— Start of Given information —

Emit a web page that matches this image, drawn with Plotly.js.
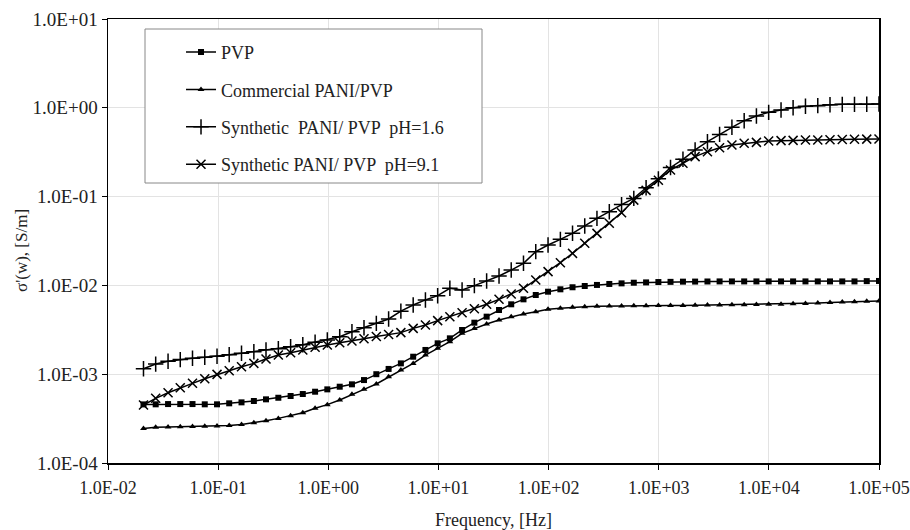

— End of Given information —
— Start of Given information —

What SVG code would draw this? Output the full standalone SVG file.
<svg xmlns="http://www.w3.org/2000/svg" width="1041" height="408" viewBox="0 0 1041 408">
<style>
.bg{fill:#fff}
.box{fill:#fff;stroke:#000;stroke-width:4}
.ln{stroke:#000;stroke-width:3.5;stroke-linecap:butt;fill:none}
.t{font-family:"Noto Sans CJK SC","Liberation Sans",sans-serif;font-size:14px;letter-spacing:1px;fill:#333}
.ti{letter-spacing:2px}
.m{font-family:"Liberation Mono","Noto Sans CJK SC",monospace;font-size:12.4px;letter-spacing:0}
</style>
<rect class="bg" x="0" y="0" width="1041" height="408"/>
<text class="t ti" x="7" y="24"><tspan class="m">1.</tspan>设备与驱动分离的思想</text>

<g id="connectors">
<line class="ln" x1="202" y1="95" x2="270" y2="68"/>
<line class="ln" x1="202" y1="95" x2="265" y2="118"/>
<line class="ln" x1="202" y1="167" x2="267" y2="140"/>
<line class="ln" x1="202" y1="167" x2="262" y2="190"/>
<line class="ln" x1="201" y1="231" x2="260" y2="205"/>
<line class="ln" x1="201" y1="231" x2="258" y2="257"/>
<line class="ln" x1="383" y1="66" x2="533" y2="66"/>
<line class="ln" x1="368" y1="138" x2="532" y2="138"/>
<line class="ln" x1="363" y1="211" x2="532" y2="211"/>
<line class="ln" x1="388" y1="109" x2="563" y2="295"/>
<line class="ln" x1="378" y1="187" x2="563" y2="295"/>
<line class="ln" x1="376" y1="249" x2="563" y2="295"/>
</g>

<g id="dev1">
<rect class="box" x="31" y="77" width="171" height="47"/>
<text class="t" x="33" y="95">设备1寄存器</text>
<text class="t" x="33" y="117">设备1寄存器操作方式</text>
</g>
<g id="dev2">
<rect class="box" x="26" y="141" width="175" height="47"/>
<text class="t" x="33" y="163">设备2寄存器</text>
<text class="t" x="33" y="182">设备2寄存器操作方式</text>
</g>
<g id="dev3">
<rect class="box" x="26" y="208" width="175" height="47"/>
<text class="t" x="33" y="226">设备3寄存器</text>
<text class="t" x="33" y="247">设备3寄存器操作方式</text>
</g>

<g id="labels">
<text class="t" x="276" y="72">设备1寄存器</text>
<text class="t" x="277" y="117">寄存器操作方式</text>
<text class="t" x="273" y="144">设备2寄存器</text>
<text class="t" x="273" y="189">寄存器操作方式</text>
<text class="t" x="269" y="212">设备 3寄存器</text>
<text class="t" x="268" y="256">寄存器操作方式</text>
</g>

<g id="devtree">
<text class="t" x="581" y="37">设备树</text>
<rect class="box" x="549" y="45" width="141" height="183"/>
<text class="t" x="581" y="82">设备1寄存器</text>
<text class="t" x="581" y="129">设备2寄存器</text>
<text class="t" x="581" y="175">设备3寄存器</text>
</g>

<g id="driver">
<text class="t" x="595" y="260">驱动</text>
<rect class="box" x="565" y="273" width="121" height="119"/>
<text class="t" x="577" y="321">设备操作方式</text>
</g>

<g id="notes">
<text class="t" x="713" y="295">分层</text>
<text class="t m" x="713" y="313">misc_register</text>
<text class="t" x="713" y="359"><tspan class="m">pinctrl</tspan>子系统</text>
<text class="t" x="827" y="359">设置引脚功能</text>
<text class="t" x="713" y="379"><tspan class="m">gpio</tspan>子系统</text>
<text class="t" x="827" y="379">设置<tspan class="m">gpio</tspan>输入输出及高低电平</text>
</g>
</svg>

— End of Given information —

Across the records above, count the lines holding "this" and reply with that number alone.

2